What needs to be done: Provide an exact copy of the data, excluding the images.

>> BEGIN Collected material

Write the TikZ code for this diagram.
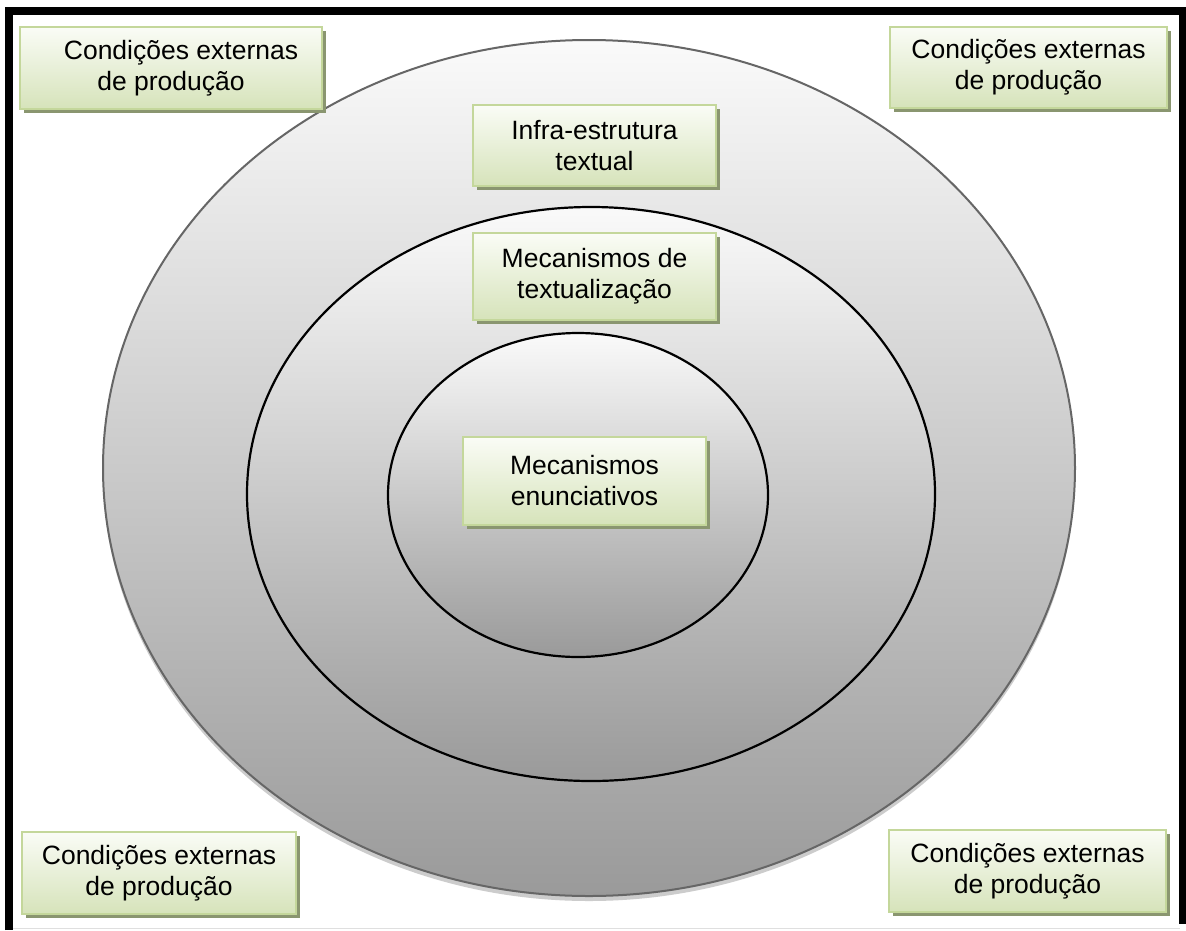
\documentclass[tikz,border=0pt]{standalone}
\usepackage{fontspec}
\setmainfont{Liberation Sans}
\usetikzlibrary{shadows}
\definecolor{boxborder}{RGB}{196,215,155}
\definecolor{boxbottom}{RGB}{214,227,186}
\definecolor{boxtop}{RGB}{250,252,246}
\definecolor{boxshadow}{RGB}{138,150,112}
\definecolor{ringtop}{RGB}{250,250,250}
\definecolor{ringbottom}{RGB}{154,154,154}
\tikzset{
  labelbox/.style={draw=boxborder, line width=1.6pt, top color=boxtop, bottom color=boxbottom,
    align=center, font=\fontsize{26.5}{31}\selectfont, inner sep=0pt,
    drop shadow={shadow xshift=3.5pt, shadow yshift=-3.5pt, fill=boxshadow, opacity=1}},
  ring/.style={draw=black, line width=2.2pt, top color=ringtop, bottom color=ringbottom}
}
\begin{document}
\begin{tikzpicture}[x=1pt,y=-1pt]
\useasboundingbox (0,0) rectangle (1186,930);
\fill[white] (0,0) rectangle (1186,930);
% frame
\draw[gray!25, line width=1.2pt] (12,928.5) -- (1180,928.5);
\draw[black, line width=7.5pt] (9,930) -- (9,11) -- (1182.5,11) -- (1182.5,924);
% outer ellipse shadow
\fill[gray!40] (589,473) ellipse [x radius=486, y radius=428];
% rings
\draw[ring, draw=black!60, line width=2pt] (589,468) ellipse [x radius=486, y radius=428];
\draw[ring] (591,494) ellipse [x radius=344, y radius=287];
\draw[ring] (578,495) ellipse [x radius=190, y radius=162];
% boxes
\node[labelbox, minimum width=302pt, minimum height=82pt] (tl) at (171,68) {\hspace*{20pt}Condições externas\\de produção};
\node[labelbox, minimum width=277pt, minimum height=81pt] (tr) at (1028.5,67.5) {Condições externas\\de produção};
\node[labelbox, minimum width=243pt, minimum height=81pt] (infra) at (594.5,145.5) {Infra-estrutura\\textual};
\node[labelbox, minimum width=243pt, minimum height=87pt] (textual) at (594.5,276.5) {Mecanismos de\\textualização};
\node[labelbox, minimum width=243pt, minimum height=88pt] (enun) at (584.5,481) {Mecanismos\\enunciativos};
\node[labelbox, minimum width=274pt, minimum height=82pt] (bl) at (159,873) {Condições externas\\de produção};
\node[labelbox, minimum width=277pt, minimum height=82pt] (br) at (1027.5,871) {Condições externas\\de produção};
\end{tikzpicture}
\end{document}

>> END Collected material

Solution:
Write the TikZ code for this diagram.
\documentclass[tikz,border=0pt]{standalone}
\usepackage{fontspec}
\setmainfont{Liberation Sans}
\usetikzlibrary{shadows}
\definecolor{boxborder}{RGB}{196,215,155}
\definecolor{boxbottom}{RGB}{214,227,186}
\definecolor{boxtop}{RGB}{250,252,246}
\definecolor{boxshadow}{RGB}{138,150,112}
\definecolor{ringtop}{RGB}{250,250,250}
\definecolor{ringbottom}{RGB}{154,154,154}
\tikzset{
  labelbox/.style={draw=boxborder, line width=1.6pt, top color=boxtop, bottom color=boxbottom,
    align=center, font=\fontsize{26.5}{31}\selectfont, inner sep=0pt,
    drop shadow={shadow xshift=3.5pt, shadow yshift=-3.5pt, fill=boxshadow, opacity=1}},
  ring/.style={draw=black, line width=2.2pt, top color=ringtop, bottom color=ringbottom}
}
\begin{document}
\begin{tikzpicture}[x=1pt,y=-1pt]
\useasboundingbox (0,0) rectangle (1186,930);
\fill[white] (0,0) rectangle (1186,930);
% frame
\draw[gray!25, line width=1.2pt] (12,928.5) -- (1180,928.5);
\draw[black, line width=7.5pt] (9,930) -- (9,11) -- (1182.5,11) -- (1182.5,924);
% outer ellipse shadow
\fill[gray!40] (589,473) ellipse [x radius=486, y radius=428];
% rings
\draw[ring, draw=black!60, line width=2pt] (589,468) ellipse [x radius=486, y radius=428];
\draw[ring] (591,494) ellipse [x radius=344, y radius=287];
\draw[ring] (578,495) ellipse [x radius=190, y radius=162];
% boxes
\node[labelbox, minimum width=302pt, minimum height=82pt] (tl) at (171,68) {\hspace*{20pt}Condições externas\\de produção};
\node[labelbox, minimum width=277pt, minimum height=81pt] (tr) at (1028.5,67.5) {Condições externas\\de produção};
\node[labelbox, minimum width=243pt, minimum height=81pt] (infra) at (594.5,145.5) {Infra-estrutura\\textual};
\node[labelbox, minimum width=243pt, minimum height=87pt] (textual) at (594.5,276.5) {Mecanismos de\\textualização};
\node[labelbox, minimum width=243pt, minimum height=88pt] (enun) at (584.5,481) {Mecanismos\\enunciativos};
\node[labelbox, minimum width=274pt, minimum height=82pt] (bl) at (159,873) {Condições externas\\de produção};
\node[labelbox, minimum width=277pt, minimum height=82pt] (br) at (1027.5,871) {Condições externas\\de produção};
\end{tikzpicture}
\end{document}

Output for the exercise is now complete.